_Given entries_
──────────────────────────────

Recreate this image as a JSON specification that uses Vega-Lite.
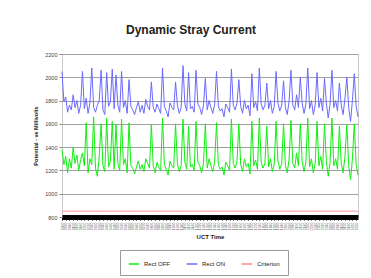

──────────────────────────────

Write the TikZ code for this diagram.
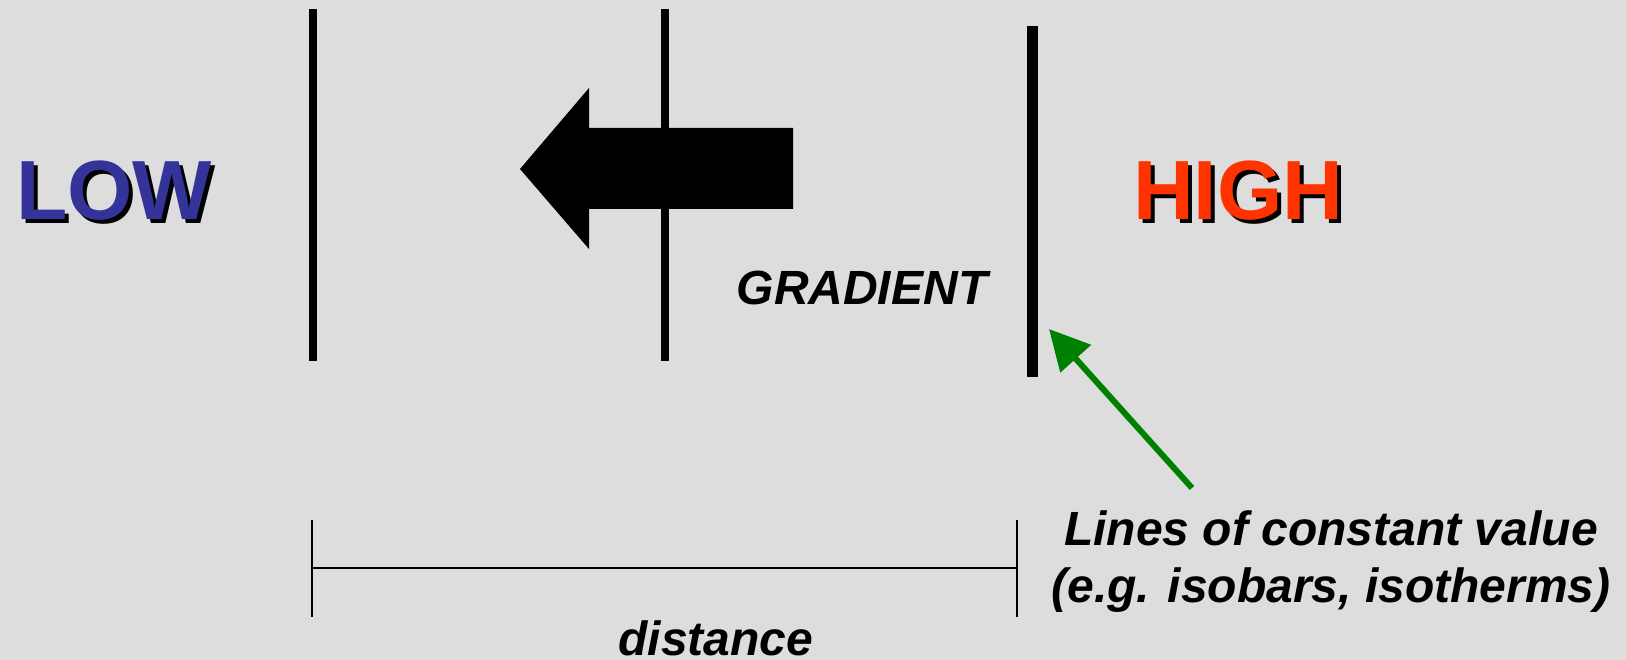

──────────────────────────────

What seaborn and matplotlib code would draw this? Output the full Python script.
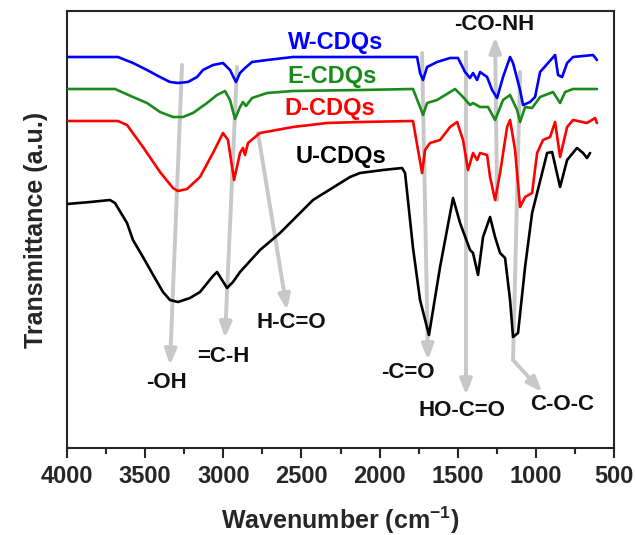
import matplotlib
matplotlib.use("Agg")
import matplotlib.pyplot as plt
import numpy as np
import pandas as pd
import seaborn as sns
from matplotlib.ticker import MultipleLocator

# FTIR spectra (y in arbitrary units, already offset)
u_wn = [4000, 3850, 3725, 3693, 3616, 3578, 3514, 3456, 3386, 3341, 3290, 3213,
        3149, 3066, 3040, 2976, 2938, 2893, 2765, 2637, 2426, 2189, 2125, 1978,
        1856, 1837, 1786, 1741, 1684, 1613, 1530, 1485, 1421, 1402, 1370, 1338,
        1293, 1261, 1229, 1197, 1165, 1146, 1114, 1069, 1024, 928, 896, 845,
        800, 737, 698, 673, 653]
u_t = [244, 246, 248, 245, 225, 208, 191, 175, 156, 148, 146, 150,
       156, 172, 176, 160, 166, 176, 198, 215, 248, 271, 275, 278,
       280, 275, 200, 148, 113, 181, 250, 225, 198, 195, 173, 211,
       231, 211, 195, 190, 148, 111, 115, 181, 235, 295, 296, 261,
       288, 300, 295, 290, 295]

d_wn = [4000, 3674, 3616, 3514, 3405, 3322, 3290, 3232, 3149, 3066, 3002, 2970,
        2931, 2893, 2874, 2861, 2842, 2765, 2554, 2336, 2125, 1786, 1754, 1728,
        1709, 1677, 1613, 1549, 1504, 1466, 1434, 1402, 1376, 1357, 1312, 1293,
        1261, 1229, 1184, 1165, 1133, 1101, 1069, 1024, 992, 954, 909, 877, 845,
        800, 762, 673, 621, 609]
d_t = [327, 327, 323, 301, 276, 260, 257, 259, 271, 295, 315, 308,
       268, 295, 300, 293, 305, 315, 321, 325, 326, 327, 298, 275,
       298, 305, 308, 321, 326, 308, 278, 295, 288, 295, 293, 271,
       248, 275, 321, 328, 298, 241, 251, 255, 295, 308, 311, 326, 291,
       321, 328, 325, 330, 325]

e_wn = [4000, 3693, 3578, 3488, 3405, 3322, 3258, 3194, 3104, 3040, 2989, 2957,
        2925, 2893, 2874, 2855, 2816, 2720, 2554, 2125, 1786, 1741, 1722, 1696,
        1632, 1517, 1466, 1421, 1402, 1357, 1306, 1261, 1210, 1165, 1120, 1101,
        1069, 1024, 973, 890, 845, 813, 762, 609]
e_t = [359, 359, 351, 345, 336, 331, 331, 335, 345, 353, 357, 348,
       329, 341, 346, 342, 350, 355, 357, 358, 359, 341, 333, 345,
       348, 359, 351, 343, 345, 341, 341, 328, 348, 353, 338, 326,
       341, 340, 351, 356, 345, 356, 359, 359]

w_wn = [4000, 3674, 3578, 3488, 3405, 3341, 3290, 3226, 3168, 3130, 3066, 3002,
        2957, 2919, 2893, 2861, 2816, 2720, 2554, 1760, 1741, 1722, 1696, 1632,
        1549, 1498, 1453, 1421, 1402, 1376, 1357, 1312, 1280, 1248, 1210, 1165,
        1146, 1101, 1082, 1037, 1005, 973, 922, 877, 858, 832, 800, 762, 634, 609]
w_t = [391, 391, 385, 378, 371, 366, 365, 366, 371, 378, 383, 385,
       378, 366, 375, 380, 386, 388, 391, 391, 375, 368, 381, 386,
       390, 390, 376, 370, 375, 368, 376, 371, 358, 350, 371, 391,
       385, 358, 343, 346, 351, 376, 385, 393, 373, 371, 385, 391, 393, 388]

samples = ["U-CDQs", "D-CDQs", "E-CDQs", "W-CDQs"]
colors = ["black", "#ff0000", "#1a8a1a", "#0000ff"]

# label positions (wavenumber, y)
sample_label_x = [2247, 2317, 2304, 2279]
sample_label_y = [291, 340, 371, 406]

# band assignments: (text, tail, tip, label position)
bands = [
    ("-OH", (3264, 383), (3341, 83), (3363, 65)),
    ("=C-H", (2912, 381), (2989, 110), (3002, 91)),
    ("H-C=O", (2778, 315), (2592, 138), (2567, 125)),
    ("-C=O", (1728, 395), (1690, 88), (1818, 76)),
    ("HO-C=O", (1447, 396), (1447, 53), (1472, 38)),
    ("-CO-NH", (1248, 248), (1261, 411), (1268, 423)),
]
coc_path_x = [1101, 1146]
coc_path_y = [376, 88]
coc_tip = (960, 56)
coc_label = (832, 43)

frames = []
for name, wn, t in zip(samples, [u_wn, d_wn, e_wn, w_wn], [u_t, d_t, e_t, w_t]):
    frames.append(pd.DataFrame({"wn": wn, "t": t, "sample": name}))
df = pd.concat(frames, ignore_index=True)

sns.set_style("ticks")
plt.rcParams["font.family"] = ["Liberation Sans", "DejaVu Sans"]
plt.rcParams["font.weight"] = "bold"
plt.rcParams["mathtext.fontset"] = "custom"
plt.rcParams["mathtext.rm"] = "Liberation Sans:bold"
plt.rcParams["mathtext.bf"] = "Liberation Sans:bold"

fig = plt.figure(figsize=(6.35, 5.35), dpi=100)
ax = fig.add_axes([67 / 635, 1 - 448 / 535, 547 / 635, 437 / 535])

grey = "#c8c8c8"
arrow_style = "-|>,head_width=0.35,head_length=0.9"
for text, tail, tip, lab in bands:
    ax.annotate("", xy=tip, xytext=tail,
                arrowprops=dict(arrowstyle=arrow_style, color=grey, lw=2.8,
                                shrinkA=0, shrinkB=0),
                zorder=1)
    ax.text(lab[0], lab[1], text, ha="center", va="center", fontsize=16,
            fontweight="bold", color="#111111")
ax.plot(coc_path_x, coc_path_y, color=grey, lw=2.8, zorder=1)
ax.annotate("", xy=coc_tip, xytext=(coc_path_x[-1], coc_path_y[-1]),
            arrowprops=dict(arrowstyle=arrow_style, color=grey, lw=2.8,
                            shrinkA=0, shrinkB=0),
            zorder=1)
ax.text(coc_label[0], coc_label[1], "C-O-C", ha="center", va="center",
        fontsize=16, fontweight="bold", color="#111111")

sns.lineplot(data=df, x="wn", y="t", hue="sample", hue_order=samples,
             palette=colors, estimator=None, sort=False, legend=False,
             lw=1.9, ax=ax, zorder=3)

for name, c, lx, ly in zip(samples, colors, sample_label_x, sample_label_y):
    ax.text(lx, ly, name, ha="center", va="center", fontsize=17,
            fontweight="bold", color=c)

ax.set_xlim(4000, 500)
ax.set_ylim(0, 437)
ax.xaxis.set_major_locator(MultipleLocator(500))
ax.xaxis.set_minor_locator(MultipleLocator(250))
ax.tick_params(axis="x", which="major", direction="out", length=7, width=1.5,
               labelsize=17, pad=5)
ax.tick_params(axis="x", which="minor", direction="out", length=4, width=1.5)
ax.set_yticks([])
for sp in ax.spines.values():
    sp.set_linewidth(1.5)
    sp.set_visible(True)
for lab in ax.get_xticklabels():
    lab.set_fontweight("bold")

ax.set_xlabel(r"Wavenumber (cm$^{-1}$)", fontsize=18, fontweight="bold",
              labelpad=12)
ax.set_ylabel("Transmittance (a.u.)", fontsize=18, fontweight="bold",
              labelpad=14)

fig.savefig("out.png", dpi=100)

──────────────────────────────

_Exercise requirements_
Repeat the lines between those holding "What seaborn and" and "from matplotlib.ticker import MultipleLocator", inclusive. Pictures stay out.

_Complete output_
What seaborn and matplotlib code would draw this? Output the full Python script.
import matplotlib
matplotlib.use("Agg")
import matplotlib.pyplot as plt
import numpy as np
import pandas as pd
import seaborn as sns
from matplotlib.ticker import MultipleLocator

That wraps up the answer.